Connecting to '127.0.0.1:465'...
- Successfully sent 0 certificate(s) to server.
- Certificate type: X.509
- Got a certificate list of 1 certificates.

- Certificate[0] info:
# The hostname in the certificate does NOT match '127.0.0.1'.
# valid since: Thu Oct 25 21:11:06 EST 2007
# expires at: Sun Oct 22 22:11:06 EST 2017
# fingerprint: F6:9D:DB:E5:BC:EA:59:CC:F4:81:0A:D1:56:81:11:1E
# Subject's DN: CN=mail.affinityvision.com.au
# Issuer's DN: CN=Affinity Vision Australia Pty Ltd


- Peer's certificate issuer is unknown
- Peer's certificate is NOT trusted
- Version: TLS 1.0
- Key Exchange: DHE RSA
- Cipher: AES 256 CBC
- MAC: SHA
- Compression: NULL
- Handshake was completed

- Simple Client Mode:

220 mail.affinityvision.com.au ESMTP Exim 4.63 Sat, 05 Jan 2008 21:23:56 +1100



I understand, but it _seems_ that OpenSSL works whilst GnuTLS
doesn't....

yes, and if we don't find out why, it's going to stay this way. I find
it worth trying to find out where the issue with GnuTLS is, and GnuTLS
upstream has become very responsive and motivated in the last few
weeks (btw, I really really appreciate that).

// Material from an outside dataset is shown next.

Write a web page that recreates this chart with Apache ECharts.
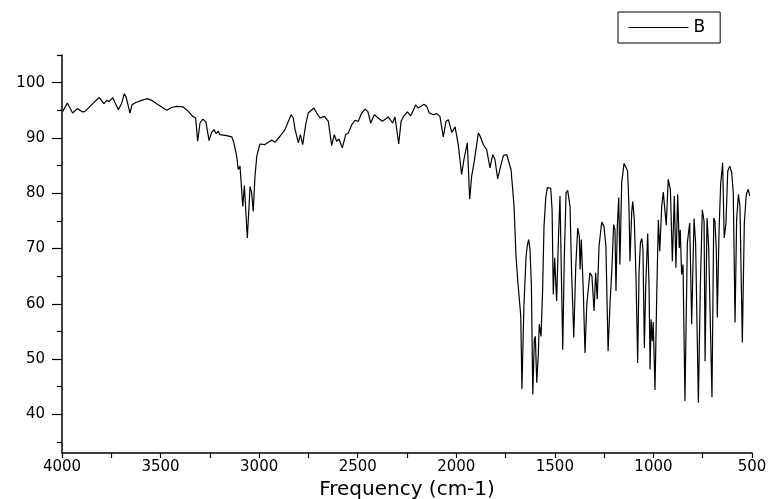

So do I really appreciate it!

I must admit that I have lost the overview over this bug report. If I
recall correctly, Simon is running an incredimail evaluation copy
under wine and can do any debugging on the library side that might be
possible. If I recall correctly, again, he has found out that
incredimail negotiates an obsolete version of SSL whose ciphers can
easily be broken and might be inable to negotiatate a better version.
Under these circumstances, I remember him writing, it might be better
not to use encryption at all.

Interesting, but I cam at it a bit later. I have a client whom I want to host DNS and email for, but he wants to use IM and that is the only blocking factor. He isn't interested in using any other email program, but given that IM is actually quite popular, it is going to continue to be a problem if it isn't sorted.